Ora, se davvero ciascuno ha un suo angelo, si comprende meglio l’infinita varietà di questi esseri misteriosi – e tuttavia in qualche modo nostri parenti – che pittori e scultori hanno rappresentato di secolo in secolo: in forme diversissime e molteplici, adulte o spesso infantili, che però esibiscono tutte un paio di belle ali robuste, adatte a remigare nei cieli.
È solo in questa nostra epoca diffidente che gli angeli, per venire in nostro aiuto, cominciano a travestirsi, come se il nostro scetticismo ci impedisse di credere alla loro esistenza, e ci fosse bisogno prima di un lungo apprendistato. «Siamo tutti degli increduli Tommasi – mi ha detto mesi fa un caro amico, inventore e scienziato serissimo – eppure ci sono talmente tante cose, là fuori nella realtà, di cui stupirsi profondamente e che non sappiamo spiegare...!». E tuttavia, ce lo confermano molti personaggi di opere deliziose, se vogliono venire fra noi, essi oggi si mimetizzano e si rivelano lentamente.
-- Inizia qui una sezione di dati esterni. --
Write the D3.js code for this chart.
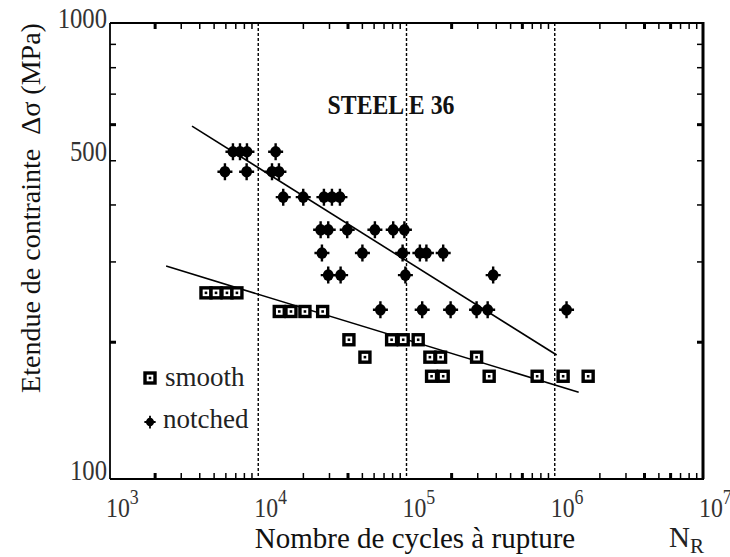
<!DOCTYPE html>
<html>
<head>
<meta charset="utf-8">
<script src="https://cdn.jsdelivr.net/npm/d3@7"></script>
<style>
  html, body { margin: 0; padding: 0; background: #fff; }
  svg { display: block; }
  svg text { font-family: 'Liberation Serif', 'Times New Roman', 'DejaVu Serif', serif; }
</style>
</head>
<body>
<svg id="chart" width="730" height="557"></svg>
<script>
// ---- data (N cycles, stress range MPa) ----
const smoothN = [4440, 5190, 6150, 7180, 13860, 16620, 20650, 27190, 40890, 79350, 95000, 119900,
                 52430, 143800, 169800, 297000, 147600, 176800, 361100, 760800, 1139000, 1680000];
const smoothS = [256, 256, 256, 256, 233, 233, 233, 233, 202, 202, 202, 202,
                 185, 185, 185, 185, 168, 168, 168, 168, 168, 168];

const notchedN = [6750, 7530, 8390, 13100, 5960, 8350, 12380, 13790,
                  14740, 20110, 27730, 31410, 35560,
                  26350, 29650, 39820, 61210, 81340, 96800,
                  26890, 50420, 94120, 123100, 136200, 176800,
                  29650, 35940, 98300, 384200,
                  66680, 127600, 198400, 297000, 352800, 1201000];
const notchedS = [522, 522, 522, 522, 472, 472, 472, 472,
                  415, 415, 415, 415, 415,
                  352, 352, 352, 352, 352, 352,
                  313, 313, 313, 313, 313, 313,
                  280, 280, 280, 280,
                  235, 235, 235, 235, 235, 235];

const notchedFitN = [3575, 1030000];
const notchedFitS = [594, 187];
const smoothFitN = [2390, 1450000];
const smoothFitS = [293, 155];

const xDecades = [1e3, 1e4, 1e5, 1e6, 1e7];
const xExponents = ["3", "4", "5", "6", "7"];
const yLabels = [100, 500, 1000];
const gridDecades = [1e4, 1e5, 1e6];
const boldXTicks = [2e3, 4e4, 2e5, 6e5, 4e6, 6e6];
const boldYTicks = [200, 600];

const titleText = "STEEL E 36";
const xTitle = "Nombre de cycles à rupture";
const yTitle = "Etendue de contrainte  Δσ (MPa)";
const legendItems = ["smooth", "notched"];

// ---- layout ----
const L = 110, R = 703, T = 23, B = 479;
const FONT = "'Liberation Serif', 'Times New Roman', 'DejaVu Serif', serif";
const svg = d3.select("#chart");
const x = d3.scaleLog().domain([1e3, 1e7]).range([L, R]);
const y = d3.scaleLog().domain([100, 1000]).range([B, T]);

// minor tick values
const xMinor = [];
for (let d = 3; d < 7; d++) for (let k = 2; k <= 9; k++) xMinor.push(k * Math.pow(10, d));
const yMinor = [];
for (let k = 2; k <= 9; k++) yMinor.push(k * 100);

function styleAxis(g) {
  g.select(".domain").remove();
  g.selectAll(".tick line").attr("stroke", "#000")
    .attr("stroke-width", d => (boldXTicks.includes(d) || boldYTicks.includes(d)) ? 3 : 1.5);
  g.selectAll(".tick text").remove();
}
svg.append("g").attr("transform", `translate(0,${B})`)
  .call(d3.axisBottom(x).tickValues(xMinor).tickSize(-6).tickFormat("")).call(styleAxis);
svg.append("g").attr("transform", `translate(0,${T})`)
  .call(d3.axisTop(x).tickValues(xMinor).tickSize(-6).tickFormat("")).call(styleAxis);
svg.append("g").attr("transform", `translate(${L},0)`)
  .call(d3.axisLeft(y).tickValues(yMinor).tickSize(-6).tickFormat("")).call(styleAxis);
svg.append("g").attr("transform", `translate(${R},0)`)
  .call(d3.axisRight(y).tickValues(yMinor).tickSize(-6).tickFormat("")).call(styleAxis);

// dotted decade lines
svg.append("g").selectAll("line").data(gridDecades).join("line")
  .attr("x1", d => x(d)).attr("x2", d => x(d)).attr("y1", T).attr("y2", B)
  .attr("stroke", "#000").attr("stroke-width", 1.4).attr("stroke-dasharray", "3,2");

// frame
svg.append("line").attr("x1", L).attr("x2", L).attr("y1", T).attr("y2", B).attr("stroke", "#000").attr("stroke-width", 1.8);
svg.append("line").attr("x1", R).attr("x2", R).attr("y1", T - 1).attr("y2", B).attr("stroke", "#000").attr("stroke-width", 3);
svg.append("line").attr("x1", L).attr("x2", R + 1).attr("y1", T).attr("y2", T).attr("stroke", "#000").attr("stroke-width", 2.2);
svg.append("line").attr("x1", L).attr("x2", R + 1).attr("y1", B).attr("y2", B).attr("stroke", "#000").attr("stroke-width", 2);

// y tick labels (slightly condensed serif digits)
svg.append("g").selectAll("text").data(yLabels).join("text")
  .attr("transform", d => `translate(${L - 3},${y(d) + (d === 1000 ? 5 : 1)}) scale(0.85,1)`)
  .attr("text-anchor", "end").attr("font-size", 29).attr("font-family", FONT).attr("fill", "#333")
  .text(d => d);

// x tick labels 10^n
const xl = svg.append("g").selectAll("g").data(xDecades).join("g")
  .attr("transform", d => `translate(${x(d) - 4},${B + 38}) scale(0.85,1)`);
xl.append("text").attr("font-size", 28).attr("font-family", FONT).attr("fill", "#333").text("10");
xl.append("text").attr("x", 28).attr("y", -13).attr("font-size", 21).attr("font-family", FONT).attr("fill", "#333")
  .text((d, i) => xExponents[i]);

// axis titles
svg.append("text").attr("x", 415).attr("y", 548).attr("text-anchor", "middle")
  .attr("font-size", 29).attr("font-family", FONT).attr("fill", "#111").text(xTitle);
const nr = svg.append("text").attr("x", 669).attr("y", 547).attr("font-size", 29).attr("font-family", FONT).attr("fill", "#222");
nr.append("tspan").text("N");
nr.append("tspan").attr("font-size", 21).attr("dy", 6).text("R");

svg.append("text").attr("transform", "translate(40,208) rotate(-90)")
  .attr("text-anchor", "middle").attr("font-size", 28).attr("font-family", FONT).attr("fill", "#111")
  .style("white-space", "pre").text(yTitle);

// title
svg.append("text").attr("transform", "translate(391,114) scale(0.85,1)").attr("text-anchor", "middle")
  .attr("font-size", 28).attr("font-weight", "bold").attr("font-family", FONT).attr("fill", "#111").text(titleText);

// fit lines
const line = d3.line().x(d => x(d[0])).y(d => y(d[1]));
svg.append("path").datum(notchedFitN.map((n, i) => [n, notchedFitS[i]]))
  .attr("d", line).attr("fill", "none").attr("stroke", "#000").attr("stroke-width", 1.6);
svg.append("path").datum(smoothFitN.map((n, i) => [n, smoothFitS[i]]))
  .attr("d", line).attr("fill", "none").attr("stroke", "#000").attr("stroke-width", 1.6);

// marker drawers
function drawSquare(g) {
  g.append("rect").attr("x", -5).attr("y", -5).attr("width", 10).attr("height", 10)
    .attr("fill", "#fff").attr("stroke", "#000").attr("stroke-width", 3.4);
  g.append("rect").attr("x", -1.3).attr("y", -1.3).attr("width", 2.6).attr("height", 2.6).attr("fill", "#000");
}
function drawStar(g) {
  g.append("ellipse").attr("rx", 5.4).attr("ry", 5.8).attr("fill", "#000");
  g.append("path").attr("d", "M0,-8.5V8.5M-7.5,0H7.5").attr("stroke", "#000").attr("stroke-width", 2.4);
}

const smoothData = smoothN.map((n, i) => [n, smoothS[i]]);
const notchedData = notchedN.map((n, i) => [n, notchedS[i]]);

svg.append("g").selectAll("g").data(smoothData).join("g")
  .attr("transform", d => `translate(${x(d[0])},${y(d[1])})`).each(function () { drawSquare(d3.select(this)); });
svg.append("g").selectAll("g").data(notchedData).join("g")
  .attr("transform", d => `translate(${x(d[0])},${y(d[1])})`).each(function () { drawStar(d3.select(this)); });

// legend
const lg = svg.append("g");
const l1 = lg.append("g").attr("transform", "translate(150,378)"); drawSquare(l1);
lg.append("text").attr("x", 165).attr("y", 386).attr("font-size", 27).attr("font-family", FONT).attr("fill", "#222").text(legendItems[0]);
const l2 = lg.append("g").attr("transform", "translate(150,422) scale(0.75)"); drawStar(l2);
lg.append("text").attr("x", 163).attr("y", 428).attr("font-size", 27).attr("font-family", FONT).attr("fill", "#222").text(legendItems[1]);
</script>
</body>
</html>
La sera del 25 dicembre, per esempio, ho rivisto il famoso La vita è meravigliosa di Frank Capra, che per gli americani è “il” film di Natale per eccellenza. L’angelo Clarence non ha proprio le ali: ci appare in una camicia stazzonata, buffo ometto imbranato che se le deve conquistare impedendo al protagonista George Bailey di suicidarsi. La cosa gli riuscirà, ma quanto lavoro per riuscire a convincere il disperato George di essere davvero colui che dice di essere!
E giorni fa su una bancarella di libri usati ho ritrovato un libro perduto (o ingenuamente prestato), che avevo molto amato: Lo zio prete di Luigi Santucci. Sono dieci racconti affascinanti dove si dispiega una variegata e un po’ beffarda presenza angelica, immersa nell’atmosfera avventurosa di un Medioevo da favola. Storie che mi davano gioia e che ho riletto mille volte, screziate dalle parole di un linguaggio fantasioso come piume di pappagalli esotici. Umili angeli come fra Gelsomino e l’asina Secca, gli angioli custodi malandrini sul brigantino in rotta verso il Levante, gli angioli rossi che fiammeggiano sulla disperata battaglia di frate Porfirio: in ogni pagina mi riconoscevo e ognuna alleviava la mia inquietudine, con la voce sommessa di un amico sicuro in tempi calamitosi.